The fire chief of the public-safety district of Highland and Alpine has resigned after 12 years in the post.

Fire Chief John Pool told the district's board of commissioners last week he was stepping down for health reasons from the volunteer on-call position.City administrator John Newman said Pool has contributed a lot to the growth of the 30-member fire department that serves the sister cities in northern Utah County.

For some $200 monthly to pay travel expenses, Pool has doused dozens of fires, recruited a full roster of volunteers and helped find funding for better and more fire-fighting training and equipment, including two new trucks.

"We deeply appreciate all the work he's done. He's brought the department along significantly," Newman said. "John can be proud of his 12 years of service. We sure are."

Pool, a teacher at Alpine Elementary School, has undergone several surgeries on his left knee, making it difficult to keep pace with the time commitment and physical demands of the position.

"I did everything I set out to do," Pool said. "I'm looking forward to the rest."

"I worked with a good crew," he said. "There are a lot of good people who give a lot to the community."

Pool's time at the helm of the department comes to an end as plans are being launched to build a new fire station for the public-safety department, which was formed by the bordering cities on Jan. 1, 1996.

Firefighters in the Highland-Alpine fire district had voiced impatience with city leaders as they debated the merits of renovating the rustic 62-year-old City Hall and adjoining fire station.

Equipment was stored in a shed the state fire marshal deemed unsuitable for public-safety vehicles.

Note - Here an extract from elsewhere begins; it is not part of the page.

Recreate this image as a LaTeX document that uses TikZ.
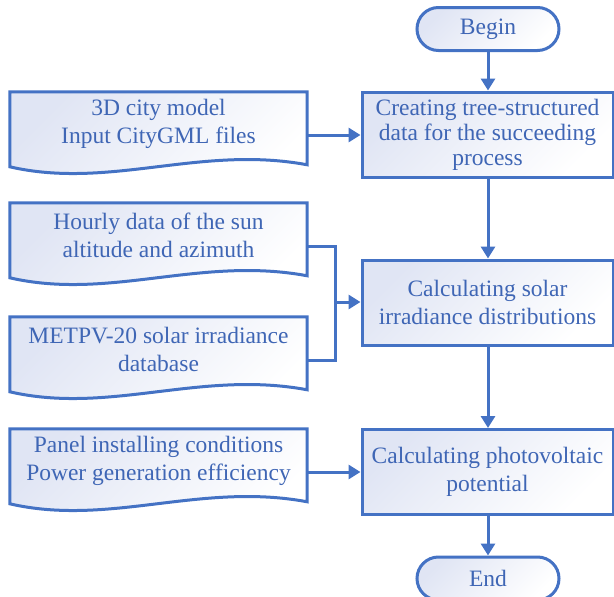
\documentclass[tikz,border=0pt]{standalone}
\usepackage{fontspec}
\setmainfont{Liberation Serif}
\usetikzlibrary{arrows.meta,calc}
\definecolor{lineblue}{HTML}{4472C4}
\definecolor{txtblue}{HTML}{3F66B5}
\definecolor{fillblue}{HTML}{E0E5F4}
\newcommand{\docpath}[1]{%
  \path[shapefill] (#1.north west) -- (#1.north east) -- ($(#1.north east)+(0,73)$)
    .. controls ($(#1.north east)+(-107,53)$) and ($(#1.north west)+(100,98)$) ..
    ($(#1.north west)+(0,75)$) -- cycle;}
\begin{document}
\begin{tikzpicture}[x=1pt,y=-1pt,
  every node/.style={font=\fontsize{23.5}{28}\selectfont, text=txtblue, align=center},
  shapefill/.style={top color=fillblue, bottom color=white, shading angle=45, draw=lineblue, line width=3pt},
  procbox/.style={shapefill, rectangle, minimum width=251pt, minimum height=85pt, inner sep=0pt},
  term/.style={shapefill, rectangle, rounded corners=21.5pt, minimum width=142pt, minimum height=43pt, inner sep=0pt},
  docarea/.style={rectangle, minimum width=297pt, minimum height=86pt, inner sep=0pt},
  flow/.style={draw=lineblue, line width=3pt, -{Triangle[length=12pt,width=14pt]}},
  link/.style={draw=lineblue, line width=3pt}
]
\useasboundingbox (0,0) rectangle (614,597);
\clip (0,0) rectangle (614,597);

% terminals and process boxes
\node[term] (b) at (488,29) {Begin};
\node[procbox, font=\fontsize{23.5}{25}\selectfont] (p1) at (487.5,134.5) {Creating tree-structured\\data for the succeeding\\process};
\node[procbox] (p2) at (487.5,302.5) {Calculating solar\\irradiance distributions};
\node[procbox] (p3) at (487.5,472) {Calculating photovoltaic\\potential};
\node[term] (e) at (488,578.5) {End};

% documents
\node[docarea] (d1) at (158.5,135) {};
\node[docarea] (d2) at (158.5,246) {};
\node[docarea] (d3) at (158.5,360) {};
\node[docarea] (d4) at (158.5,472) {};
\docpath{d1}
\docpath{d2}
\docpath{d3}
\docpath{d4}
\node (d1t) at ([yshift=11pt]d1.center) {3D city model\\Input CityGML files};
\node (d2t) at ([yshift=11pt]d2.center) {Hourly data of the sun\\altitude and azimuth};
\node (d3t) at ([yshift=11pt]d3.center) {METPV-20 solar irradiance\\database};
\node (d4t) at ([yshift=11pt]d4.center) {Panel installing conditions\\Power generation efficiency};

% connectors
\draw[flow] (b.south) -- (b.south |- p1.north);
\draw[flow] (p1.south -| b.south) -- (b.south |- p2.north);
\draw[flow] (p2.south -| b.south) -- (b.south |- p3.north);
\draw[flow] (p3.south -| b.south) -- (e.north);
\draw[flow] (d1.east) -- (d1.east -| p1.west);
\coordinate (j) at (335,302);
\draw[link] (d2.east) -| (j) |- (d3.east);
\draw[flow] (j) -- (j -| p2.west);
\draw[flow] (d4.east) -- (d4.east -| p3.west);
\end{tikzpicture}
\end{document}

It was threatened with condemnation earlier this year.

Newman said the city recently voted to construct a new station at the current space in the 100 block of north Main Street. Voters approved a $500,000 bond issuance for an upgrade of the city center and adjoining fire station in 1995.

Plans had to be approved and money allocated by this summer or taxes would have been levied on the difference between the $50,000 yearly payments and the earned interest of the bond.

A $100,000 grant also was yanked by Utah County last year because Alpine hadn't made progress on the project. Alpine officials sought the money in 1993.

"We've all had frustration getting a fire station and getting going on the project," Newman said. "Architects are saying that by next year at this time it will be done."